Personal information
- Full name: Douglas Meakin
- Born: 3 March 1929 Swadlincote, Derbyshire, England
- Died: 13 February 1998 (aged 68) Norwich, Norfolk, England
- Batting: Right-handed
- Bowling: Right-arm fast

Domestic team information
- 1952–1962: Bedfordshire

Career statistics
| Competition | First-class |
| Matches | 4 |
| Runs scored | 55 |
| Batting average | 18.33 |
| 100s/50s | –/– |
| Top score | 16 |
| Balls bowled | 412 |
| Wickets | 10 |
| Bowling average | 20.60 |
| 5 wickets in innings | – |
| 10 wickets in match | – |
| Best bowling | 4/56 |
| Catches/stumpings | –/– |
- Source: Cricinfo, 18 March 2019

= Douglas Meakin =

English cricketer and Royal Air Force airman

Douglas Meakin (28 March 1929 - 13 February 1998) was an English first-class cricketer and Royal Air Force airman.

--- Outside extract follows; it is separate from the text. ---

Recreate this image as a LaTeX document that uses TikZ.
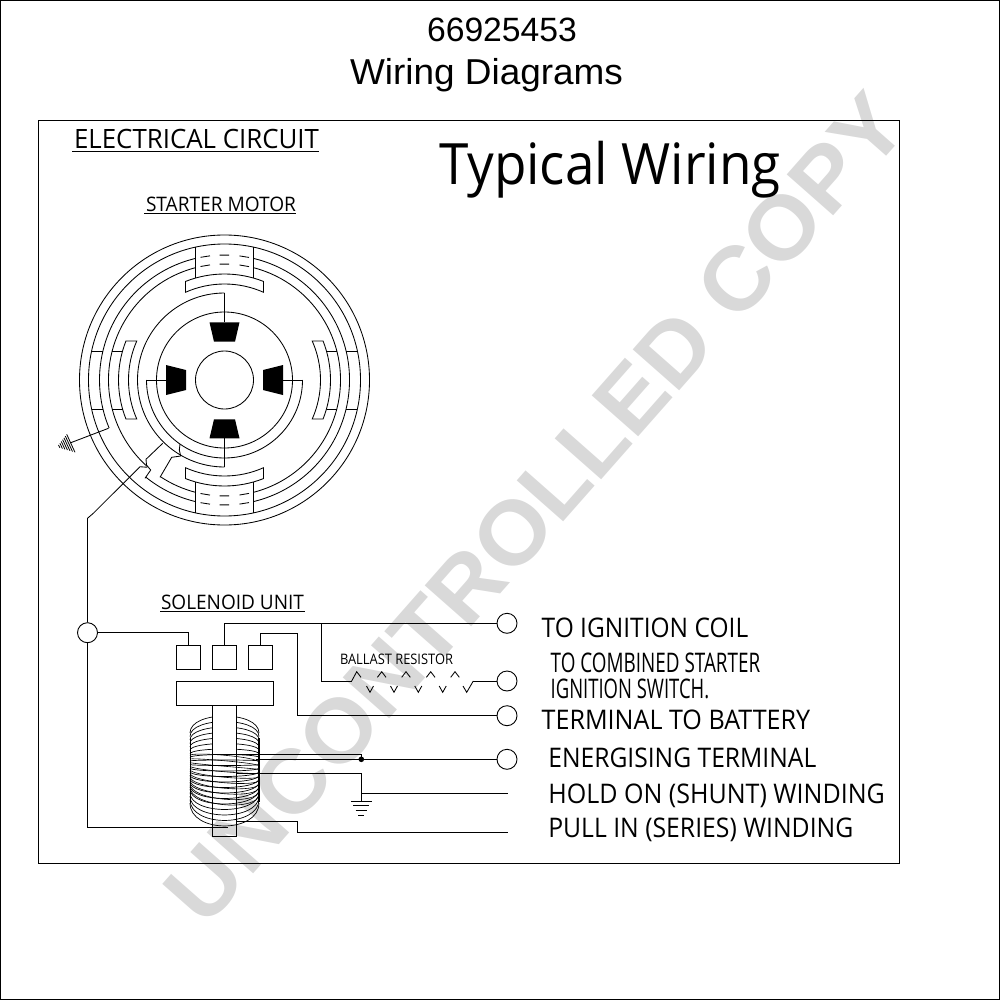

Meakin made his debut in minor counties cricket for Bedfordshire against Cambridgeshire at Luton in the 1952 Minor Counties Championship. He played minor counties cricket for Bedfordshire intermittently until 1962, making 21 appearances in the Minor Counties Championship. While serving as a non-commissioned officer in the Royal Air Force, Meakin played first-class cricket for the Combined Services cricket team, making his first-class debut against Warwickshire at Birmingham in 1959. He made a further appearance in 1959 against Somerset, before making two more first-class appearances in 1962 against Cambridge University and Ireland. He scored a total of 55 runs across his four matches, with a high score of 16. With his right-arm fast bowling, he took 10 wickets at an average of 20.60, with best figures of 4 for 56.

He died at Norwich in February 1998.